Онор прямо на глазах ускользала от него, и он был бессилен что-то изменить. Это словно пытаться удержать в руке осьминога: чем сильнее сжимаешь хватку, тем быстрее он выскальзывает из твоих пальцев. И только когда Роб целовал Онор в палатке, у него ненадолго возникало ощущение, что он может удержать ее рядом с собой. В такие моменты она сама держалась за него, словно за спасательный круг.
Роб был неглуп и понимал, что Онор впервые после смерти мужа и сына позволила себе завести романтические отношения с мужчиной. Ему было очень приятно, что именно он сподвиг ее на такую перемену в жизни – значит, Онор серьезно им увлечена. Уж он-то, без сомнения, увлекся ею. Но она не спешила раскрывать перед ним душу и вела себя довольно замкнуто, если не считать болтовни ни о чем.
Роб снял брезент с электрического оборудования, лежавшего под деревьями на краю пляжа.
Сегодня он знал об Онор не намного больше, чем десять дней назад. Теперь ему был известен вкус ее поцелуев и то, что прикосновение его губ к ее шрамам сводит Онор с ума. Но Роб понятия не имел, где она родилась и выросла, вырезали ли ей гланды, какой у нее любимый цвет.
Это ему не давало покоя. Ну не глупо ли? Он находился на пустынном тропическом острове наедине с потрясающей женщиной, за секс с которой он готов умереть. Так какого же черта его интересует, носила ли она в детстве брекеты и в какую школу ходила? Неужели нельзя просто наслаждаться моментом?
Больше часа ушло на то, чтобы спустить на воду надувную шлюпку и погрузить на нее оборудование. Затем Роб поплыл через лагуну, таща шлюпку за собой. Даже едва теплая вода в лагуне не отвлекла его от размышлений.
Ясно, что Онор не собирается делиться с ним ничем, кроме поцелуев. Их последний разговор был невыносимо искусственным. Он напомнил Робу беседы его родителей между собой: пустые, тщательно подобранные слова.

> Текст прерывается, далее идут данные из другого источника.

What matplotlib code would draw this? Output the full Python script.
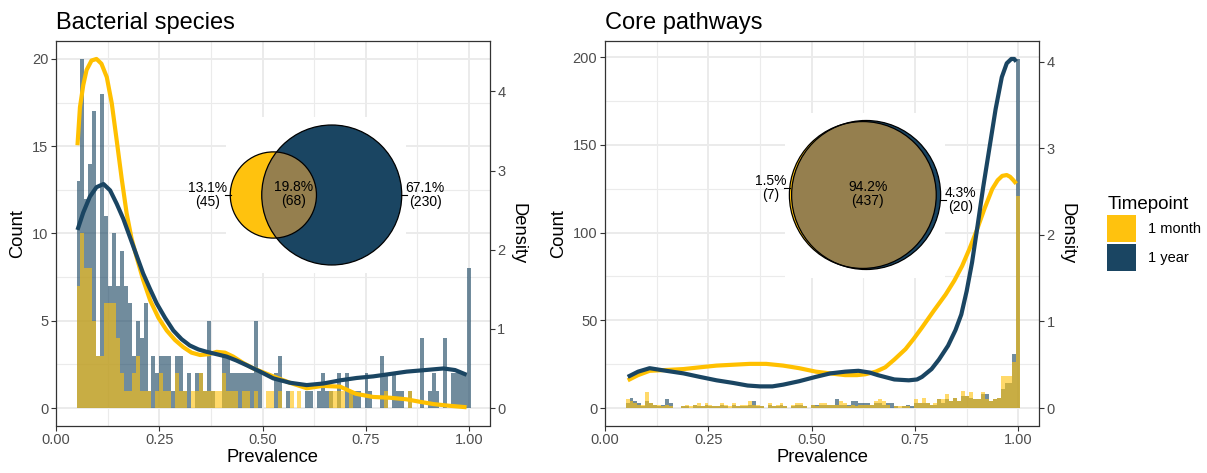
import numpy as np
import matplotlib
matplotlib.use('Agg')
import matplotlib.pyplot as plt
from matplotlib.patches import Circle, Rectangle, Patch
from matplotlib.ticker import MultipleLocator, FormatStrFormatter

plt.rcParams['font.family'] = ['Liberation Sans', 'DejaVu Sans']

timepoints = ['1 month', '1 year']
month_color = '#FFC20E'
year_color = '#1A4562'
overlap_color = '#957F4E'

# histogram bins (prevalence), 100 bins
prevalence_bins = np.linspace(0.0545, 1.0, 100)

species_month = [
    7, 10, 8, 8, 5, 3, 3, 6, 6, 6, 4, 2, 1, 1, 2, 3, 1, 1, 1, 0,
    1, 2, 1, 1, 0, 2, 1, 1, 0, 1, 1, 2, 1, 1, 1, 1, 1, 2, 1, 1,
    1, 0, 1, 1, 0, 1, 0, 0, 1, 1, 0, 1, 0, 0, 1, 0, 1, 0, 0, 0,
    0, 0, 0, 0, 1, 1, 1, 1, 0, 1, 0, 0, 0, 0, 0, 0, 0, 0, 1, 0,
    0, 0, 0, 0, 1, 0, 0, 0, 0, 0, 0, 0, 0, 0, 0, 0, 0, 0, 0, 0]
species_year = [
    13, 20, 12, 14, 17, 3, 18, 11, 7, 10, 7, 9, 7, 6, 3, 5, 4, 6, 1, 3,
    2, 3, 3, 3, 1, 3, 3, 1, 2, 0, 2, 2, 1, 5, 1, 0, 0, 3, 3, 2,
    2, 2, 2, 2, 2, 5, 2, 0, 0, 0, 2, 3, 0, 1, 0, 0, 0, 0, 1, 1,
    0, 1, 2, 1, 1, 0, 2, 0, 2, 1, 1, 1, 0, 2, 1, 0, 0, 3, 2, 0,
    2, 1, 1, 0, 1, 0, 0, 4, 0, 1, 2, 1, 0, 4, 0, 2, 2, 2, 2, 8]

pathway_month = [
    5, 4, 3, 2, 2, 9, 3, 2, 2, 1, 2, 1, 0, 0, 1, 2, 1, 2, 3, 1,
    3, 2, 1, 1, 3, 2, 1, 3, 1, 2, 2, 4, 2, 2, 1, 0, 3, 1, 2, 3,
    1, 0, 2, 3, 3, 1, 0, 2, 1, 3, 3, 2, 2, 2, 4, 3, 1, 2, 1, 2,
    2, 2, 2, 4, 5, 4, 2, 0, 1, 1, 1, 1, 0, 5, 3, 6, 3, 2, 3, 5,
    5, 8, 4, 6, 4, 10, 7, 9, 5, 5, 9, 5, 4, 5, 6, 18, 18, 18, 26, 121]
pathway_year = [
    3, 6, 4, 3, 1, 4, 3, 2, 1, 2, 5, 3, 0, 0, 1, 1, 0, 2, 1, 1,
    2, 1, 1, 1, 2, 1, 0, 2, 1, 1, 1, 2, 4, 1, 1, 0, 2, 1, 1, 2,
    1, 0, 1, 2, 2, 1, 0, 2, 2, 2, 2, 2, 2, 5, 2, 2, 2, 4, 4, 3,
    3, 3, 2, 3, 3, 2, 3, 3, 1, 0, 1, 2, 1, 3, 3, 3, 3, 2, 2, 5,
    3, 5, 4, 6, 4, 7, 7, 6, 5, 5, 8, 8, 4, 5, 6, 11, 14, 14, 31, 199]

# density curves
species_month_dens_x = [
    0.052, 0.058, 0.066, 0.074, 0.086, 0.098, 0.110, 0.123, 0.135, 0.147,
    0.159, 0.171, 0.183, 0.195, 0.211, 0.228, 0.248, 0.268, 0.288, 0.308,
    0.328, 0.349, 0.369, 0.389, 0.409, 0.429, 0.453, 0.478, 0.502, 0.526,
    0.566, 0.607, 0.646, 0.688, 0.726, 0.768, 0.809, 0.849, 0.880, 0.914,
    0.950, 0.994]
species_month_dens = [
    3.32, 3.80, 4.08, 4.27, 4.39, 4.41, 4.35, 4.18, 3.85, 3.38,
    2.90, 2.46, 2.14, 1.91, 1.62, 1.36, 1.14, 0.98, 0.86, 0.77,
    0.70, 0.67, 0.68, 0.71, 0.70, 0.65, 0.57, 0.50, 0.45, 0.40,
    0.32, 0.25, 0.28, 0.27, 0.18, 0.14, 0.13, 0.11, 0.08, 0.05,
    0.03, 0.01]
species_year_dens_x = [
    0.052, 0.066, 0.082, 0.098, 0.115, 0.131, 0.147, 0.163, 0.179, 0.195,
    0.211, 0.228, 0.244, 0.264, 0.284, 0.304, 0.324, 0.345, 0.365, 0.389,
    0.413, 0.437, 0.462, 0.494, 0.526, 0.566, 0.607, 0.647, 0.688, 0.728,
    0.768, 0.809, 0.849, 0.894, 0.938, 0.966, 0.994]
species_year_dens = [
    2.25, 2.47, 2.67, 2.79, 2.83, 2.75, 2.58, 2.39, 2.16, 1.93,
    1.70, 1.50, 1.32, 1.14, 0.98, 0.87, 0.79, 0.74, 0.71, 0.68,
    0.65, 0.60, 0.54, 0.46, 0.375, 0.32, 0.29, 0.31, 0.35, 0.38,
    0.40, 0.43, 0.46, 0.48, 0.50, 0.48, 0.42]

pathway_month_dens_x = [
    0.055, 0.08, 0.108, 0.15, 0.19, 0.229, 0.27, 0.31, 0.35, 0.39,
    0.431, 0.47, 0.51, 0.545, 0.581, 0.61, 0.63, 0.655, 0.678, 0.70,
    0.727, 0.747, 0.767, 0.795, 0.824, 0.845, 0.864, 0.882, 0.90, 0.918,
    0.937, 0.95, 0.961, 0.972, 0.98, 0.988, 0.995]
pathway_month_dens = [
    0.32, 0.38, 0.43, 0.44, 0.45, 0.47, 0.49, 0.50, 0.51, 0.51,
    0.49, 0.46, 0.42, 0.40, 0.38, 0.38, 0.39, 0.42, 0.47, 0.56,
    0.68, 0.80, 0.93, 1.12, 1.31, 1.47, 1.64, 1.84, 2.06, 2.30,
    2.53, 2.63, 2.68, 2.69, 2.67, 2.63, 2.59]
pathway_year_dens_x = [
    0.055, 0.08, 0.108, 0.148, 0.19, 0.229, 0.27, 0.31, 0.345, 0.375,
    0.405, 0.431, 0.47, 0.51, 0.545, 0.581, 0.613, 0.64, 0.66, 0.70,
    0.735, 0.755, 0.767, 0.79, 0.808, 0.83, 0.848, 0.862, 0.875, 0.888,
    0.90, 0.915, 0.93, 0.945, 0.96, 0.972, 0.983, 0.99, 0.995]
pathway_year_dens = [
    0.36, 0.42, 0.46, 0.43, 0.40, 0.36, 0.32, 0.29, 0.26, 0.25,
    0.25, 0.27, 0.31, 0.36, 0.40, 0.42, 0.43, 0.41, 0.38, 0.33,
    0.32, 0.33, 0.36, 0.45, 0.56, 0.72, 0.90, 1.08, 1.35, 1.68,
    2.06, 2.55, 3.00, 3.45, 3.82, 3.98, 4.03, 4.03, 4.00]

# venn counts: 1 month only, shared, 1 year only
species_venn = [45, 68, 230]
pathway_venn = [7, 437, 20]


def style_axes(ax, ax2, count_step):
    ax.set_facecolor('white')
    for s in ax.spines.values():
        s.set_color('#333333')
        s.set_linewidth(0.9)
    for s in ax2.spines.values():
        s.set_visible(False)
    ax.xaxis.set_major_locator(MultipleLocator(0.25))
    ax.xaxis.set_minor_locator(MultipleLocator(0.125))
    ax.xaxis.set_major_formatter(FormatStrFormatter('%.2f'))
    ax.yaxis.set_major_locator(MultipleLocator(count_step))
    ax.yaxis.set_minor_locator(MultipleLocator(count_step / 2))
    ax.grid(which='major', color='#EBEBEB', linewidth=1.4)
    ax.grid(which='minor', color='#EBEBEB', linewidth=0.8)
    ax.set_axisbelow(True)
    for a in (ax, ax2):
        a.tick_params(which='major', length=3.5, width=0.8, color='#333333',
                      labelsize=10.5, labelcolor='#4D4D4D', pad=2)
        a.tick_params(which='minor', length=0)
    ax2.yaxis.set_major_locator(MultipleLocator(1))


def plot_panel(ax, title, month, year, month_dx, month_d, year_dx, year_d):
    width = prevalence_bins[1] - prevalence_bins[0]
    ax.bar(prevalence_bins, year, width=width, color=year_color,
           alpha=0.62, linewidth=0)
    ax.bar(prevalence_bins, month, width=width, color=month_color,
           alpha=0.62, linewidth=0)

    top = max(max(month), max(year))
    ax.set_ylim(-0.05 * top, 1.05 * top)
    ax.set_xlim(0, 1.05)

    ax2 = ax.twinx()
    ax2.plot(month_dx, month_d, color='#FFC000', linewidth=3.0,
             solid_capstyle='butt', solid_joinstyle='round')
    ax2.plot(year_dx, year_d, color=year_color, linewidth=3.0,
             solid_capstyle='butt', solid_joinstyle='round')
    factor = top / max(max(month_d), max(year_d))
    ax2.set_ylim(-0.05 * top / factor, 1.05 * top / factor)

    ax.set_title(title, loc='left', fontsize=17, pad=9)
    ax.set_xlabel('Prevalence', fontsize=13.2, labelpad=1)
    ax.set_ylabel('Count', fontsize=13.2, labelpad=4)
    ax2.set_ylabel('Density', fontsize=13.2, rotation=270, labelpad=15)
    style_axes(ax, ax2, 5 if top < 50 else 50)
    return ax2


def lens_area(r1, r2, d):
    if d >= r1 + r2:
        return 0.0
    if d <= abs(r1 - r2):
        return np.pi * min(r1, r2) ** 2
    a1 = r1 ** 2 * np.arccos((d ** 2 + r1 ** 2 - r2 ** 2) / (2 * d * r1))
    a2 = r2 ** 2 * np.arccos((d ** 2 + r2 ** 2 - r1 ** 2) / (2 * d * r2))
    a3 = 0.5 * np.sqrt((-d + r1 + r2) * (d + r1 - r2) *
                       (d - r1 + r2) * (d + r1 + r2))
    return a1 + a2 - a3


def draw_venn(ov, counts, cx, cy, r_big, label_dy):
    only_a, both, only_b = counts
    total = sum(counts)
    n_a, n_b = only_a + both, only_b + both
    unit = r_big / np.sqrt(max(n_a, n_b))
    r1, r2 = unit * np.sqrt(n_a), unit * np.sqrt(n_b)
    target = both * np.pi * unit ** 2
    lo, hi = abs(r1 - r2) + 1e-6, r1 + r2
    for _ in range(80):
        mid = (lo + hi) / 2
        if lens_area(r1, r2, mid) > target:
            lo = mid
        else:
            hi = mid
    d = (lo + hi) / 2
    left = min(-r1, d - r2)
    right = max(r1, d + r2)
    x1 = cx - (left + right) / 2
    x2 = x1 + d
    x_left, x_right = x1 + left, x1 + right

    ov.add_patch(Rectangle((x_left - 4, cy - r_big - 8),
                           x_right - x_left + 8, 2 * r_big + 16,
                           facecolor='white', edgecolor='none'))
    ov.add_patch(Circle((x1, cy), r1, facecolor=month_color, edgecolor='none'))
    ov.add_patch(Circle((x2, cy), r2, facecolor=year_color, edgecolor='none'))
    lens = Circle((x1, cy), r1, facecolor=overlap_color, edgecolor='none')
    ov.add_patch(lens)
    clip = Circle((x2, cy), r2, transform=ov.transData)
    lens.set_clip_path(clip)
    for x, r in ((x1, r1), (x2, r2)):
        ov.add_patch(Circle((x, cy), r, facecolor='none',
                            edgecolor='black', linewidth=0.9))

    pct = [f'{100 * c / total:.1f}%\n({c})' for c in counts]
    y_a = cy + label_dy[0]
    y_b = cy + label_dy[1]
    ov.plot([x_left - 5, x_left + 1], [y_a, y_a], color='black', lw=0.8)
    ov.text(x_left - 3, y_a, pct[0], ha='right', va='center',
            multialignment='center', fontsize=10, linespacing=1.0)
    ov.text((x2 - r2 + x1 + r1) / 2 + 4, cy - 1, pct[1], ha='center',
            va='center', multialignment='center', fontsize=10,
            linespacing=1.0)
    ov.plot([x_right - 1, x_right + 5], [y_b, y_b], color='black', lw=0.8)
    ov.text(x_right + 4, y_b, pct[2], ha='left', va='center',
            multialignment='center', fontsize=10, linespacing=1.0)


fig = plt.figure(figsize=(12.07, 4.73), dpi=100)
W, H = 1207, 473
ax_l = fig.add_axes([56 / W, 1 - 425.5 / H, 433.7 / W, 384 / H])
ax_r = fig.add_axes([605 / W, 1 - 425.5 / H, 434 / W, 384 / H])

plot_panel(ax_l, 'Bacterial species', species_month, species_year,
           species_month_dens_x, species_month_dens,
           species_year_dens_x, species_year_dens)
plot_panel(ax_r, 'Core pathways', pathway_month, pathway_year,
           pathway_month_dens_x, pathway_month_dens,
           pathway_year_dens_x, pathway_year_dens)

ov = fig.add_axes([0, 0, 1, 1], zorder=10)
ov.set_xlim(0, W)
ov.set_ylim(H, 0)
ov.axis('off')
ov.patch.set_alpha(0)
draw_venn(ov, species_venn, 316, 195, 70, (0, 0))
draw_venn(ov, pathway_venn, 865, 195, 74.5, (-7, 5))

handles = [Patch(facecolor=c, edgecolor='none')
           for c in (month_color, year_color)]
fig.legend(handles, timepoints, title='Timepoint', loc='upper left',
           bbox_to_anchor=(1094 / W, 1 - 183 / H), frameon=False,
           fontsize=10.5, title_fontsize=13.5, handlelength=2.0,
           handleheight=2.5, handletextpad=0.8, labelspacing=0.12,
           alignment='left')

fig.savefig('out.png', dpi=100)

Чаще всего за этими словами скрывается подтекст, понимать который Роб научился только с годами.
Онор не хочется пускать его в свою личную жизнь – это очевидно. С Робом тоже так бывало раз или два. Он тогда крутил романы с женщинами, которые привлекали его только физически. Ему не хотелось эмоционально сближаться с ними. Может, точно так же воспринимает его и Онор? Неужели она чувствует к нему лишь плотское влечение, тогда как он просто сгорает от желания узнать, какую кашу она любит есть на завтрак?
Роб, подтянувшись на руках, взобрался на риф, не выпуская из рук фалинь шлюпки.
Когда Онор отказалась провести ночь на дежурстве вместе, гордость не позволила Робу пустить в ход обаяние, чтобы добиться своего. Он не сомневался, что Онор уступила бы, но это было бы сродни попрошайничеству. Она уязвляла самолюбие Роба каждый раз, когда прижималась к нему, стараясь отвлечь от нежелательной беседы. Словно считала, что половое влечение лишает его разума. Но он принимал от нее эти поцелуи, понимая, что, возможно, больше ничего не получит от своей прекрасной русалки.
Роб мучился не только от желания, но и от любопытства. Эта женщина была загадкой. Почему бы ей не открыться ему?